### TASK REQUIREMENTS
Reproduce all the lines exactly as they stand, apart from the pictures.

* Start PROVIDED DATA *

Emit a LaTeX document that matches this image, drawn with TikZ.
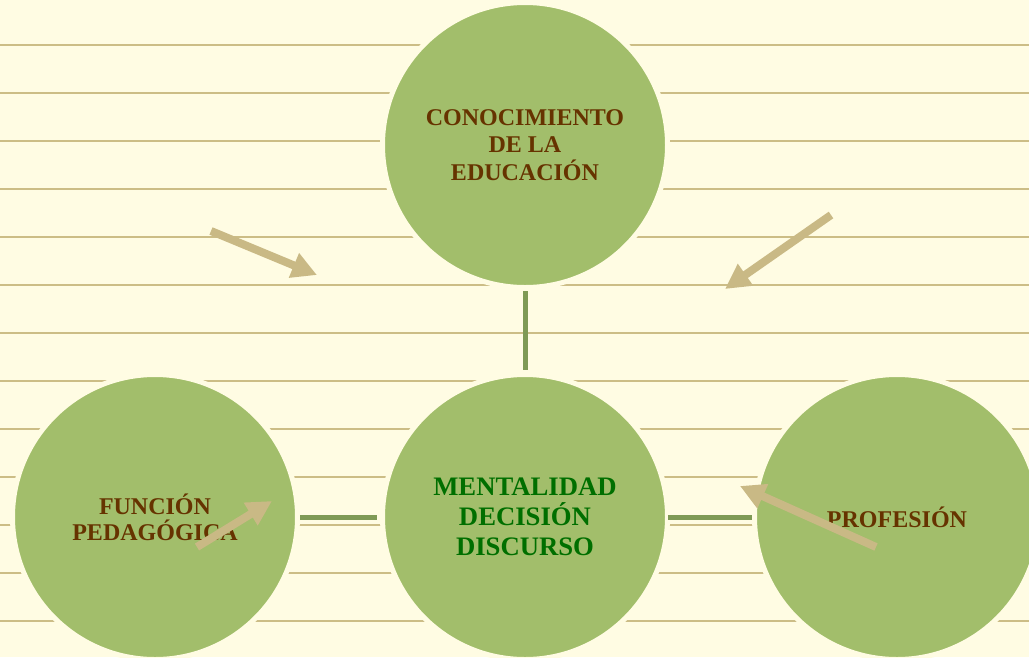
\documentclass[tikz,border=0pt]{standalone}
\usepackage{fontspec}
\setmainfont{Liberation Serif}
\usetikzlibrary{arrows.meta}
\definecolor{bgc}{RGB}{255,252,227}
\definecolor{rulec}{RGB}{204,189,134}
\definecolor{circc}{RGB}{162,190,107}
\definecolor{connc}{RGB}{127,154,85}
\definecolor{arrc}{RGB}{201,185,133}
\definecolor{browntxt}{RGB}{102,51,0}
\definecolor{greentxt}{RGB}{0,111,0}
\tikzset{
  bubble/.style={circle, inner sep=0pt, minimum size=285pt, fill=circc, draw=bgc, line width=5pt, align=center, font=\bfseries},
  conn/.style={draw=connc, line width=5pt},
  bigarrow/.style={draw=arrc, line width=8pt, -{Triangle[length=25pt,width=25pt]}, fill=arrc},
  rule/.style={draw=rulec, line width=2pt}
}
\begin{document}
\begin{tikzpicture}[x=1pt,y=-1pt]
\fill[bgc] (0,0) rectangle (1029,657);
\useasboundingbox (0,0) rectangle (1029,657);
\foreach \k in {0,...,12}{
  \draw[rule] (0,45+48*\k) -- (1029,45+48*\k);
}
\node[bubble, text=browntxt, font=\bfseries\fontsize{24}{27.5}\selectfont] (top) at (525,145) {CONOCIMIENTO\\DE LA\\EDUCACIÓN};
\node[bubble, text=greentxt, font=\bfseries\fontsize{26.7}{30}\selectfont] (mid) at (525,517) {MENTALIDAD\\DECISIÓN\\DISCURSO};
\node[bubble, text=browntxt, font=\bfseries\fontsize{24}{26}\selectfont] (left) at (155,517) {FUNCIÓN\\PEDAGÓGICA};
\node[bubble, text=browntxt, font=\bfseries\fontsize{24}{26}\selectfont] (right) at (897,517) {PROFESIÓN};
\draw[conn, shorten <=1pt, shorten >=2pt] (top.south) -- (mid.north);
\draw[conn, shorten >=3pt] (left.east) -- (mid.west);
\draw[conn, shorten <=-2pt] (mid.east) -- (right.west);
\coordinate (a1s) at (211,231);
\coordinate (a1e) at (317,275);
\coordinate (a2s) at (831,215);
\coordinate (a2e) at (725,289);
\coordinate (a3s) at (197,547);
\coordinate (a3e) at (272,501);
\coordinate (a4s) at (876,547);
\coordinate (a4e) at (740,486);
\draw[bigarrow] (a1s) -- (a1e);
\draw[bigarrow] (a2s) -- (a2e);
\draw[bigarrow] (a3s) -- (a3e);
\draw[bigarrow] (a4s) -- (a4e);
\end{tikzpicture}
\end{document}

* End PROVIDED DATA *

### ANSWER
Emit a LaTeX document that matches this image, drawn with TikZ.
\documentclass[tikz,border=0pt]{standalone}
\usepackage{fontspec}
\setmainfont{Liberation Serif}
\usetikzlibrary{arrows.meta}
\definecolor{bgc}{RGB}{255,252,227}
\definecolor{rulec}{RGB}{204,189,134}
\definecolor{circc}{RGB}{162,190,107}
\definecolor{connc}{RGB}{127,154,85}
\definecolor{arrc}{RGB}{201,185,133}
\definecolor{browntxt}{RGB}{102,51,0}
\definecolor{greentxt}{RGB}{0,111,0}
\tikzset{
  bubble/.style={circle, inner sep=0pt, minimum size=285pt, fill=circc, draw=bgc, line width=5pt, align=center, font=\bfseries},
  conn/.style={draw=connc, line width=5pt},
  bigarrow/.style={draw=arrc, line width=8pt, -{Triangle[length=25pt,width=25pt]}, fill=arrc},
  rule/.style={draw=rulec, line width=2pt}
}
\begin{document}
\begin{tikzpicture}[x=1pt,y=-1pt]
\fill[bgc] (0,0) rectangle (1029,657);
\useasboundingbox (0,0) rectangle (1029,657);
\foreach \k in {0,...,12}{
  \draw[rule] (0,45+48*\k) -- (1029,45+48*\k);
}
\node[bubble, text=browntxt, font=\bfseries\fontsize{24}{27.5}\selectfont] (top) at (525,145) {CONOCIMIENTO\\DE LA\\EDUCACIÓN};
\node[bubble, text=greentxt, font=\bfseries\fontsize{26.7}{30}\selectfont] (mid) at (525,517) {MENTALIDAD\\DECISIÓN\\DISCURSO};
\node[bubble, text=browntxt, font=\bfseries\fontsize{24}{26}\selectfont] (left) at (155,517) {FUNCIÓN\\PEDAGÓGICA};
\node[bubble, text=browntxt, font=\bfseries\fontsize{24}{26}\selectfont] (right) at (897,517) {PROFESIÓN};
\draw[conn, shorten <=1pt, shorten >=2pt] (top.south) -- (mid.north);
\draw[conn, shorten >=3pt] (left.east) -- (mid.west);
\draw[conn, shorten <=-2pt] (mid.east) -- (right.west);
\coordinate (a1s) at (211,231);
\coordinate (a1e) at (317,275);
\coordinate (a2s) at (831,215);
\coordinate (a2e) at (725,289);
\coordinate (a3s) at (197,547);
\coordinate (a3e) at (272,501);
\coordinate (a4s) at (876,547);
\coordinate (a4e) at (740,486);
\draw[bigarrow] (a1s) -- (a1e);
\draw[bigarrow] (a2s) -- (a2e);
\draw[bigarrow] (a3s) -- (a3e);
\draw[bigarrow] (a4s) -- (a4e);
\end{tikzpicture}
\end{document}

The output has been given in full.